▸ **Information shown**
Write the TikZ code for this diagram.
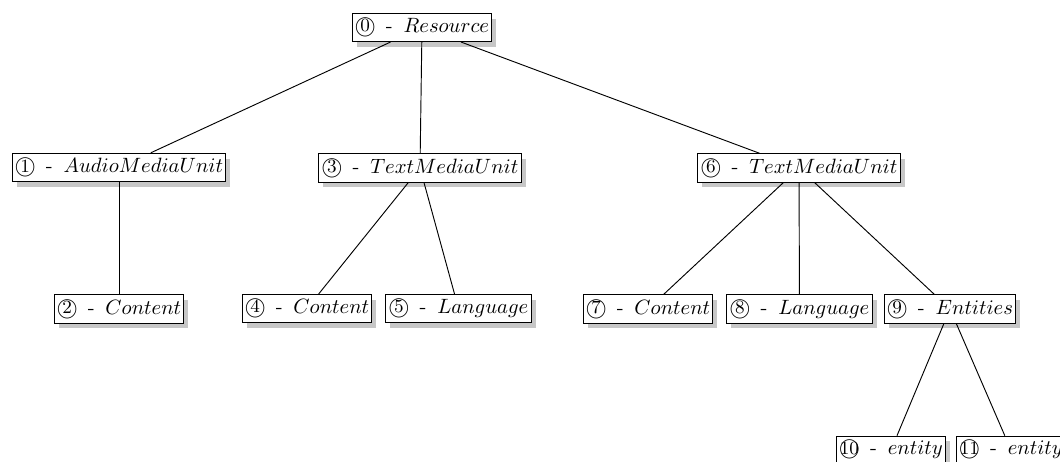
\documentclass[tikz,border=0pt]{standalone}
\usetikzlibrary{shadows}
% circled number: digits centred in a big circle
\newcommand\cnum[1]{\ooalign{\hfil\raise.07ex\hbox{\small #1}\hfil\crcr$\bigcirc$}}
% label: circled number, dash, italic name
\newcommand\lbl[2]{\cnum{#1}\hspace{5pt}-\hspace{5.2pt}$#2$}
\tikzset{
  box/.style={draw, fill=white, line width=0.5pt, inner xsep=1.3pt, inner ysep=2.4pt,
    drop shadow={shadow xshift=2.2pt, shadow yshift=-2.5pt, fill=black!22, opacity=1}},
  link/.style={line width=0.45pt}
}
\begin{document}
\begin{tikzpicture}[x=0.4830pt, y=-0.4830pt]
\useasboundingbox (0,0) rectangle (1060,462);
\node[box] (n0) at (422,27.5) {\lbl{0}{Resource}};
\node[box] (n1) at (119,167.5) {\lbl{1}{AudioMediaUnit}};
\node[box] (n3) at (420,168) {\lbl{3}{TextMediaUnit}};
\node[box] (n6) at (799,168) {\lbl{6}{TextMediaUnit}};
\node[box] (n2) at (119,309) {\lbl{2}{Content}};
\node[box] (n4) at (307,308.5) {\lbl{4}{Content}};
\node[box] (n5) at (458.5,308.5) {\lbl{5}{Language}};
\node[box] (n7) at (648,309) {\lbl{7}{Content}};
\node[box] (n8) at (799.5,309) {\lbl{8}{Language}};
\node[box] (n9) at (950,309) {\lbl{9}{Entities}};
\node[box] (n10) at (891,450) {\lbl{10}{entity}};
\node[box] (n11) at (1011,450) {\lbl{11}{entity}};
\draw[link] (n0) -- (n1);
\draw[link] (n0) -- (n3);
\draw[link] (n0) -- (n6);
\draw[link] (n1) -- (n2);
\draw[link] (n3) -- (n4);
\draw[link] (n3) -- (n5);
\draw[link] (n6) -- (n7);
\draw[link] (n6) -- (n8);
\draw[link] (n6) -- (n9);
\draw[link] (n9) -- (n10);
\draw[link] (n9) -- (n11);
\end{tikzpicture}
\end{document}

▸ **Written request**
Return each line exactly as written. Any picture gets left out.

▸ **Solution to this task**
Write the TikZ code for this diagram.
\documentclass[tikz,border=0pt]{standalone}
\usetikzlibrary{shadows}
% circled number: digits centred in a big circle
\newcommand\cnum[1]{\ooalign{\hfil\raise.07ex\hbox{\small #1}\hfil\crcr$\bigcirc$}}
% label: circled number, dash, italic name
\newcommand\lbl[2]{\cnum{#1}\hspace{5pt}-\hspace{5.2pt}$#2$}
\tikzset{
  box/.style={draw, fill=white, line width=0.5pt, inner xsep=1.3pt, inner ysep=2.4pt,
    drop shadow={shadow xshift=2.2pt, shadow yshift=-2.5pt, fill=black!22, opacity=1}},
  link/.style={line width=0.45pt}
}
\begin{document}
\begin{tikzpicture}[x=0.4830pt, y=-0.4830pt]
\useasboundingbox (0,0) rectangle (1060,462);
\node[box] (n0) at (422,27.5) {\lbl{0}{Resource}};
\node[box] (n1) at (119,167.5) {\lbl{1}{AudioMediaUnit}};
\node[box] (n3) at (420,168) {\lbl{3}{TextMediaUnit}};
\node[box] (n6) at (799,168) {\lbl{6}{TextMediaUnit}};
\node[box] (n2) at (119,309) {\lbl{2}{Content}};
\node[box] (n4) at (307,308.5) {\lbl{4}{Content}};
\node[box] (n5) at (458.5,308.5) {\lbl{5}{Language}};
\node[box] (n7) at (648,309) {\lbl{7}{Content}};
\node[box] (n8) at (799.5,309) {\lbl{8}{Language}};
\node[box] (n9) at (950,309) {\lbl{9}{Entities}};
\node[box] (n10) at (891,450) {\lbl{10}{entity}};
\node[box] (n11) at (1011,450) {\lbl{11}{entity}};
\draw[link] (n0) -- (n1);
\draw[link] (n0) -- (n3);
\draw[link] (n0) -- (n6);
\draw[link] (n1) -- (n2);
\draw[link] (n3) -- (n4);
\draw[link] (n3) -- (n5);
\draw[link] (n6) -- (n7);
\draw[link] (n6) -- (n8);
\draw[link] (n6) -- (n9);
\draw[link] (n9) -- (n10);
\draw[link] (n9) -- (n11);
\end{tikzpicture}
\end{document}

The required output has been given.